While I was outside earlier there was a large flock of seagulls monopolizing the intersection. As well as crows on one of the further buildings. I had woken up from three remarkably pleasant dreams which were largely devoid of people, and cigar related, despite the fact that I rarely smoke cigars.
The woman who anxiously warned me to clean up all the cigar-pornography (cigar brochures, magazines, pamflets) was the woman she herself had warned me about. Cigar-pornography is illustrations of cigars and cigar boxes, particular brands, all very lovingly photographed, with a background of beverages or tropical plantations, or sometimes well-dressed glowing hip people enjoying life, glossy print, heavy paper stock, and blurby texts about tradition, matured leaf, attention to detail, deserved reputations, etcetera. There is no actual human nudity or naughtiness involved, but it's luscious.
A cigar-smoking bar owner I knew well passed away last year. I revisited some of the spots of North East San Francisco of which he was fond. Daylight, mild weather, soft shadows.

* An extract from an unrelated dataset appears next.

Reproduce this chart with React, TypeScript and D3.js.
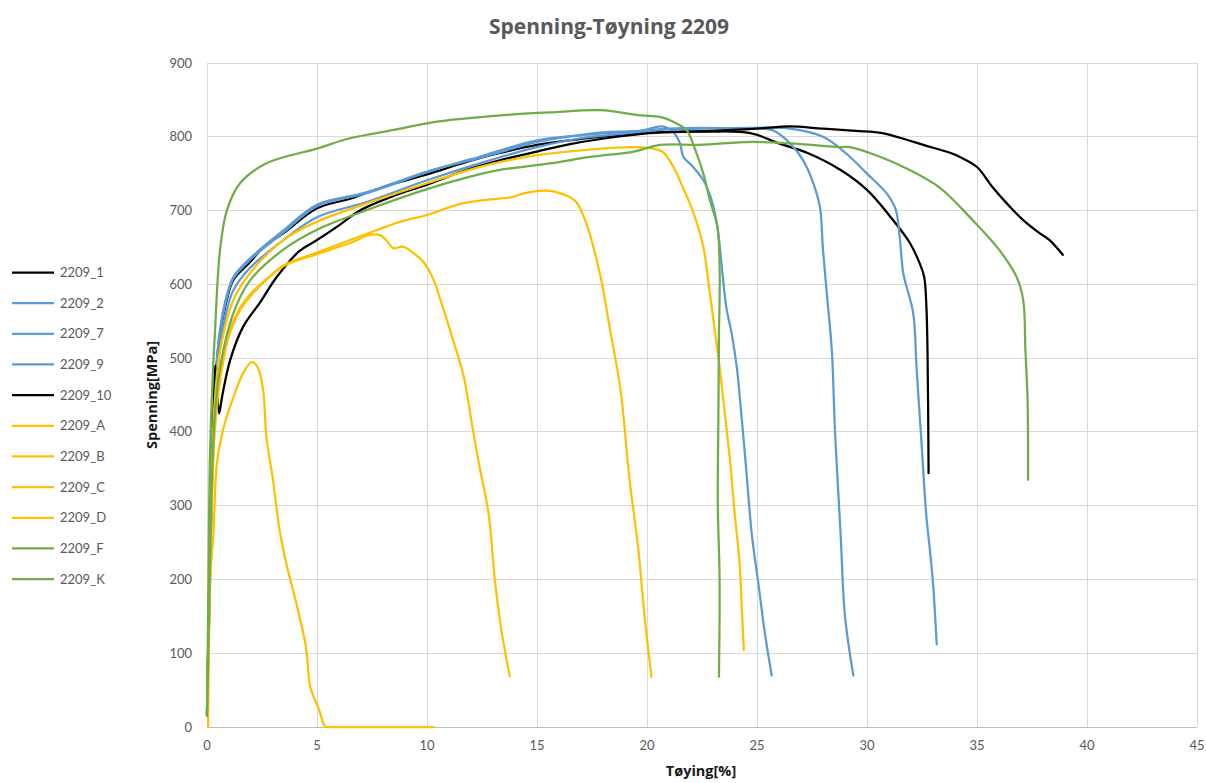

For some reason I was back in Valkenswaard, a city shaped by the cigar industry that once thrived there. At one point there had been over a hundred factories making cigars. The air used to be tinged with the almost floral reek of fermenting tobacco, nearly everybody in the schools to which I went had a connection in some way to the manufacture of cigars, and by extension the tropics. Sumatra wrapper leaf (dekblad), Besuki filler, a mild inclusion of something spicy from Latin America, which was perhaps the binder (omblad).
I do not collect cigar publications or literature. Though the little informational folder included in some boxes (particularly Oliva) is lovely. The stuff from Fuente is, frankly, boring, and many companies insofar as they "publish", provide little romance or actual information.
And there's only so much you can do with pictures of plantation environments.
Judging by their boxes, La Flor Dominicana would have some lovely literature, if they translated that aesthetic into a major printed poofle effort.